Welcome back to crazy little things! I hope everyone is doing ok and if you’re not well that is ok too because you don’t have to be ok all the time as you are only human. I am sick and tired of being sick and tired. I have felt defeated these past few months with the illness going on with my eyes and everything around me snowballing into chaos. I am tired of going to bed tired and waking up tired. How the fuck am I suppose to fight through this struggle with little to no mental or physical energy?
But you know what I have still done it, even though I have just wanted to throw in the towel so many times and hide myself away from this world, even though some days I have shed so many tears and been so angry I thought I was going to boil over, I have done it. Don’t get me wrong if I could click my fingers I would so get rid of all the fucked up things going on in my life but then, on the other hand, how would I see how strong I was. There is probably plenty of tears and pain to come still but I have made through every hard day so far. So this is me telling the universe and my self I can and I will get through this and if you are listening universe and you want to send some happier days my way, I think I am overdue a couple. Or even just fix at least one of my eyes that would be fucking fantastic.

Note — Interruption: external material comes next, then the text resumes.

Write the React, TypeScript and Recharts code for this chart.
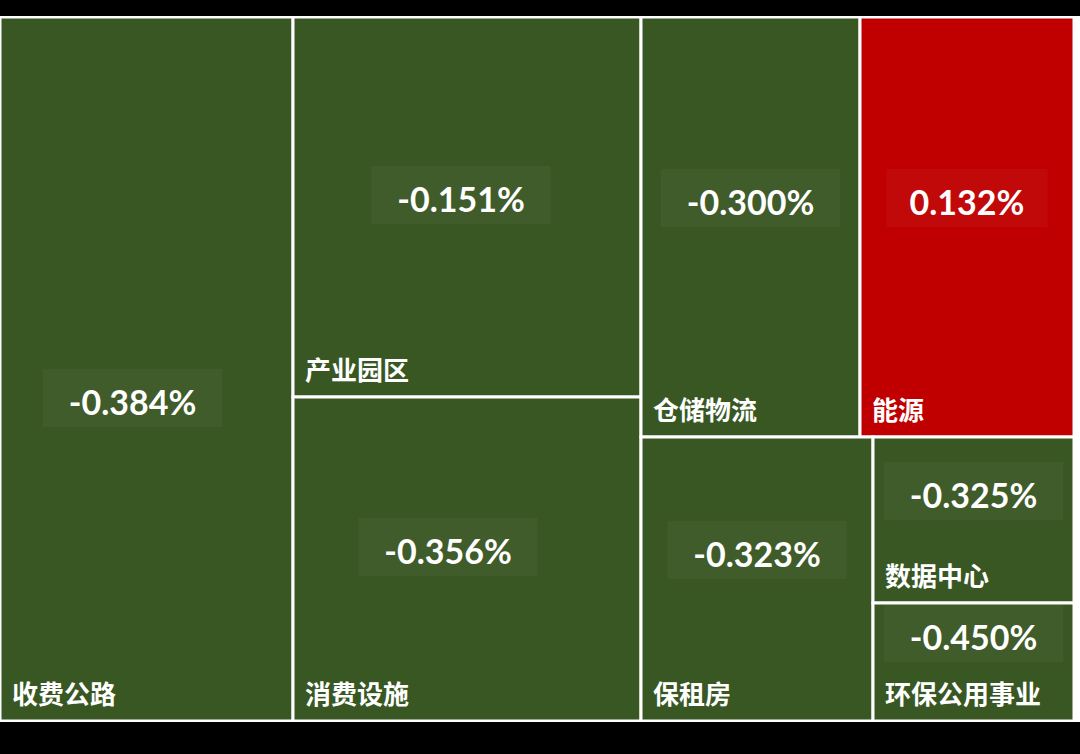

So let’s get on to my tip of the day –
Don’t give up, just take a break.
Sometimes when you are trying too hard to feel better you end up driving yourself insane and draining your energy levels and you just end up feeling worse then you did before. I find it best to step away and recharge. Whether that is just taking time for you and to do the basic things of sleeping, eating and relaxing. Recharge the batteries instead of draining them.
You are what is most important and by starting small on the basic things then you can build yourself up and charge those batteries to then being able to focus on the bigger things.